## Requirement
Extract each line of the data and write it out again exactly.

## Data
------------------------

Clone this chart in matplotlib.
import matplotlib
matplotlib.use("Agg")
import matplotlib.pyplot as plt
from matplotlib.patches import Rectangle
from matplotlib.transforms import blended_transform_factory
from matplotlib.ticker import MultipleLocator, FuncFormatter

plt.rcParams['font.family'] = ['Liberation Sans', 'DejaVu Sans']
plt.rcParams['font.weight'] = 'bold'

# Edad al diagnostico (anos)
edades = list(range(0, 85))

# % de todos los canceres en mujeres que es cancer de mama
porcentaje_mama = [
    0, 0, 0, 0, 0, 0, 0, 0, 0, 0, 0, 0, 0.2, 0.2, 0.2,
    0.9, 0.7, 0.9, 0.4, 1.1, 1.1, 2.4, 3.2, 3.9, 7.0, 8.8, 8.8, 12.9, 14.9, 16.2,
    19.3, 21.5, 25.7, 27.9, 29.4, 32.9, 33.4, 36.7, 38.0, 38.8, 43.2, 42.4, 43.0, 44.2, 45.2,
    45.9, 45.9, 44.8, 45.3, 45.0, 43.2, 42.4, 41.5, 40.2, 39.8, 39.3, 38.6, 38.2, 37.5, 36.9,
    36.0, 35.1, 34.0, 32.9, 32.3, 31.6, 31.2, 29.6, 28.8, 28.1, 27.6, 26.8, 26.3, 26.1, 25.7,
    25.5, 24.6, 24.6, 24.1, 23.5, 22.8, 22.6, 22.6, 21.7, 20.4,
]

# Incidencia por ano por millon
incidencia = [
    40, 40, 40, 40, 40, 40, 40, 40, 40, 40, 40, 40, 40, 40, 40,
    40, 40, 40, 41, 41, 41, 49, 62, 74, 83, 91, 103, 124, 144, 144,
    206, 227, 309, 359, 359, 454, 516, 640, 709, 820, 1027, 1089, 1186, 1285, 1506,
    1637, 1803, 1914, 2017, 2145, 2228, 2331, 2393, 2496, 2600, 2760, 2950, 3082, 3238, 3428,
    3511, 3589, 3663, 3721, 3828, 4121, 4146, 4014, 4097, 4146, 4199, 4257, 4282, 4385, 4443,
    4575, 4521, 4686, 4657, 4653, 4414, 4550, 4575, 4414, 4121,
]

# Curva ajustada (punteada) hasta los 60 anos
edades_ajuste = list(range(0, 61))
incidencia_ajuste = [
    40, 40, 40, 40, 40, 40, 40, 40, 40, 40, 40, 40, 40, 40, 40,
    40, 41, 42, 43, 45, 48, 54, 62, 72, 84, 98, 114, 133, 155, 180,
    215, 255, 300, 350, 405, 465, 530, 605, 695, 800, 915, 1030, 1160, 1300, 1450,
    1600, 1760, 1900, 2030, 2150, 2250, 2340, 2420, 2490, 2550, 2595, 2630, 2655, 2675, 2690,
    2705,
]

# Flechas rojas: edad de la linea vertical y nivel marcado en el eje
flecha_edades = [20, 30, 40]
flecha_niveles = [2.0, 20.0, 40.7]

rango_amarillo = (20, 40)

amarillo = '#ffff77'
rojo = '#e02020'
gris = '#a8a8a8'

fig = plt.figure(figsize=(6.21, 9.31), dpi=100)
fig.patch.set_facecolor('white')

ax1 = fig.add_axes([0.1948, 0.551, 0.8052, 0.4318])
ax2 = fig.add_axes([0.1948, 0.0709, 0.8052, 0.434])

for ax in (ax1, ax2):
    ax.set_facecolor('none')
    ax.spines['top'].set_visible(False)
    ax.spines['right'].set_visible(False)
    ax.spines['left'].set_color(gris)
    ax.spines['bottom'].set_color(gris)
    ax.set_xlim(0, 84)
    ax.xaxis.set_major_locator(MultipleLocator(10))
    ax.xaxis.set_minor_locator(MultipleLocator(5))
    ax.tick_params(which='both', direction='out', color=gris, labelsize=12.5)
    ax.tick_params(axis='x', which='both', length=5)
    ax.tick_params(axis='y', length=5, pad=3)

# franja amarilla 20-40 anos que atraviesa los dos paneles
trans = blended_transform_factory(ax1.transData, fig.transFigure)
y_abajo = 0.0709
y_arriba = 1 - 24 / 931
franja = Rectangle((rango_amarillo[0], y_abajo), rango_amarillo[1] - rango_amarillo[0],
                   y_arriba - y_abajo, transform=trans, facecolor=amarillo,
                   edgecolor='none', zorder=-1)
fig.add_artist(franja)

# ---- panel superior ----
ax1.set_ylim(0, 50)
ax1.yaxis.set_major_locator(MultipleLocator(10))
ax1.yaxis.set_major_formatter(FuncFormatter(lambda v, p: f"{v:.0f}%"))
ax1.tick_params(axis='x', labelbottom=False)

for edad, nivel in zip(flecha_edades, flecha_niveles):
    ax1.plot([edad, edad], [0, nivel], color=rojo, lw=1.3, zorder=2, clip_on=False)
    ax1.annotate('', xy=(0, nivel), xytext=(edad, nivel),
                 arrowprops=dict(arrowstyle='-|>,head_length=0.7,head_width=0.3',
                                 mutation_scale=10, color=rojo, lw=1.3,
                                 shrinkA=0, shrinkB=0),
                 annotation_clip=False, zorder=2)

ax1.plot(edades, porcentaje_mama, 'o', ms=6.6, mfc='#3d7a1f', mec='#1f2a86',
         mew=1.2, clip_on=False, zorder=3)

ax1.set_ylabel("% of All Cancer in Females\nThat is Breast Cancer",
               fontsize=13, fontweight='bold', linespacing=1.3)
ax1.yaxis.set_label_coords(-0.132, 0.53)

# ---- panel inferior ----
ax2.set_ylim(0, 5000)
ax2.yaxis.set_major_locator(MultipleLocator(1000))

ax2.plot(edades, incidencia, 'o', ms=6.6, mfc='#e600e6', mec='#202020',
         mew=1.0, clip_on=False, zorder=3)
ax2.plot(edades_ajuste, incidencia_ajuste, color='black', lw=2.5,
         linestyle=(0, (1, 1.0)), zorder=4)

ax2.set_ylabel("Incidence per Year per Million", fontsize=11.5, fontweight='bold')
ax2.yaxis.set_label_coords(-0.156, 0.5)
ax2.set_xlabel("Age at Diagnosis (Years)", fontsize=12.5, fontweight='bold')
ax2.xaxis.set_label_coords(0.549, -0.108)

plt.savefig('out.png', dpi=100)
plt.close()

------------------------

## The output
Clone this chart in matplotlib.
import matplotlib
matplotlib.use("Agg")
import matplotlib.pyplot as plt
from matplotlib.patches import Rectangle
from matplotlib.transforms import blended_transform_factory
from matplotlib.ticker import MultipleLocator, FuncFormatter

plt.rcParams['font.family'] = ['Liberation Sans', 'DejaVu Sans']
plt.rcParams['font.weight'] = 'bold'

# Edad al diagnostico (anos)
edades = list(range(0, 85))

# % de todos los canceres en mujeres que es cancer de mama
porcentaje_mama = [
    0, 0, 0, 0, 0, 0, 0, 0, 0, 0, 0, 0, 0.2, 0.2, 0.2,
    0.9, 0.7, 0.9, 0.4, 1.1, 1.1, 2.4, 3.2, 3.9, 7.0, 8.8, 8.8, 12.9, 14.9, 16.2,
    19.3, 21.5, 25.7, 27.9, 29.4, 32.9, 33.4, 36.7, 38.0, 38.8, 43.2, 42.4, 43.0, 44.2, 45.2,
    45.9, 45.9, 44.8, 45.3, 45.0, 43.2, 42.4, 41.5, 40.2, 39.8, 39.3, 38.6, 38.2, 37.5, 36.9,
    36.0, 35.1, 34.0, 32.9, 32.3, 31.6, 31.2, 29.6, 28.8, 28.1, 27.6, 26.8, 26.3, 26.1, 25.7,
    25.5, 24.6, 24.6, 24.1, 23.5, 22.8, 22.6, 22.6, 21.7, 20.4,
]

# Incidencia por ano por millon
incidencia = [
    40, 40, 40, 40, 40, 40, 40, 40, 40, 40, 40, 40, 40, 40, 40,
    40, 40, 40, 41, 41, 41, 49, 62, 74, 83, 91, 103, 124, 144, 144,
    206, 227, 309, 359, 359, 454, 516, 640, 709, 820, 1027, 1089, 1186, 1285, 1506,
    1637, 1803, 1914, 2017, 2145, 2228, 2331, 2393, 2496, 2600, 2760, 2950, 3082, 3238, 3428,
    3511, 3589, 3663, 3721, 3828, 4121, 4146, 4014, 4097, 4146, 4199, 4257, 4282, 4385, 4443,
    4575, 4521, 4686, 4657, 4653, 4414, 4550, 4575, 4414, 4121,
]

# Curva ajustada (punteada) hasta los 60 anos
edades_ajuste = list(range(0, 61))
incidencia_ajuste = [
    40, 40, 40, 40, 40, 40, 40, 40, 40, 40, 40, 40, 40, 40, 40,
    40, 41, 42, 43, 45, 48, 54, 62, 72, 84, 98, 114, 133, 155, 180,
    215, 255, 300, 350, 405, 465, 530, 605, 695, 800, 915, 1030, 1160, 1300, 1450,
    1600, 1760, 1900, 2030, 2150, 2250, 2340, 2420, 2490, 2550, 2595, 2630, 2655, 2675, 2690,
    2705,
]

# Flechas rojas: edad de la linea vertical y nivel marcado en el eje
flecha_edades = [20, 30, 40]
flecha_niveles = [2.0, 20.0, 40.7]

rango_amarillo = (20, 40)

amarillo = '#ffff77'
rojo = '#e02020'
gris = '#a8a8a8'

fig = plt.figure(figsize=(6.21, 9.31), dpi=100)
fig.patch.set_facecolor('white')

ax1 = fig.add_axes([0.1948, 0.551, 0.8052, 0.4318])
ax2 = fig.add_axes([0.1948, 0.0709, 0.8052, 0.434])

for ax in (ax1, ax2):
    ax.set_facecolor('none')
    ax.spines['top'].set_visible(False)
    ax.spines['right'].set_visible(False)
    ax.spines['left'].set_color(gris)
    ax.spines['bottom'].set_color(gris)
    ax.set_xlim(0, 84)
    ax.xaxis.set_major_locator(MultipleLocator(10))
    ax.xaxis.set_minor_locator(MultipleLocator(5))
    ax.tick_params(which='both', direction='out', color=gris, labelsize=12.5)
    ax.tick_params(axis='x', which='both', length=5)
    ax.tick_params(axis='y', length=5, pad=3)

# franja amarilla 20-40 anos que atraviesa los dos paneles
trans = blended_transform_factory(ax1.transData, fig.transFigure)
y_abajo = 0.0709
y_arriba = 1 - 24 / 931
franja = Rectangle((rango_amarillo[0], y_abajo), rango_amarillo[1] - rango_amarillo[0],
                   y_arriba - y_abajo, transform=trans, facecolor=amarillo,
                   edgecolor='none', zorder=-1)
fig.add_artist(franja)

# ---- panel superior ----
ax1.set_ylim(0, 50)
ax1.yaxis.set_major_locator(MultipleLocator(10))
ax1.yaxis.set_major_formatter(FuncFormatter(lambda v, p: f"{v:.0f}%"))
ax1.tick_params(axis='x', labelbottom=False)

for edad, nivel in zip(flecha_edades, flecha_niveles):
    ax1.plot([edad, edad], [0, nivel], color=rojo, lw=1.3, zorder=2, clip_on=False)
    ax1.annotate('', xy=(0, nivel), xytext=(edad, nivel),
                 arrowprops=dict(arrowstyle='-|>,head_length=0.7,head_width=0.3',
                                 mutation_scale=10, color=rojo, lw=1.3,
                                 shrinkA=0, shrinkB=0),
                 annotation_clip=False, zorder=2)

ax1.plot(edades, porcentaje_mama, 'o', ms=6.6, mfc='#3d7a1f', mec='#1f2a86',
         mew=1.2, clip_on=False, zorder=3)

ax1.set_ylabel("% of All Cancer in Females\nThat is Breast Cancer",
               fontsize=13, fontweight='bold', linespacing=1.3)
ax1.yaxis.set_label_coords(-0.132, 0.53)

# ---- panel inferior ----
ax2.set_ylim(0, 5000)
ax2.yaxis.set_major_locator(MultipleLocator(1000))

ax2.plot(edades, incidencia, 'o', ms=6.6, mfc='#e600e6', mec='#202020',
         mew=1.0, clip_on=False, zorder=3)
ax2.plot(edades_ajuste, incidencia_ajuste, color='black', lw=2.5,
         linestyle=(0, (1, 1.0)), zorder=4)

ax2.set_ylabel("Incidence per Year per Million", fontsize=11.5, fontweight='bold')
ax2.yaxis.set_label_coords(-0.156, 0.5)
ax2.set_xlabel("Age at Diagnosis (Years)", fontsize=12.5, fontweight='bold')
ax2.xaxis.set_label_coords(0.549, -0.108)

plt.savefig('out.png', dpi=100)
plt.close()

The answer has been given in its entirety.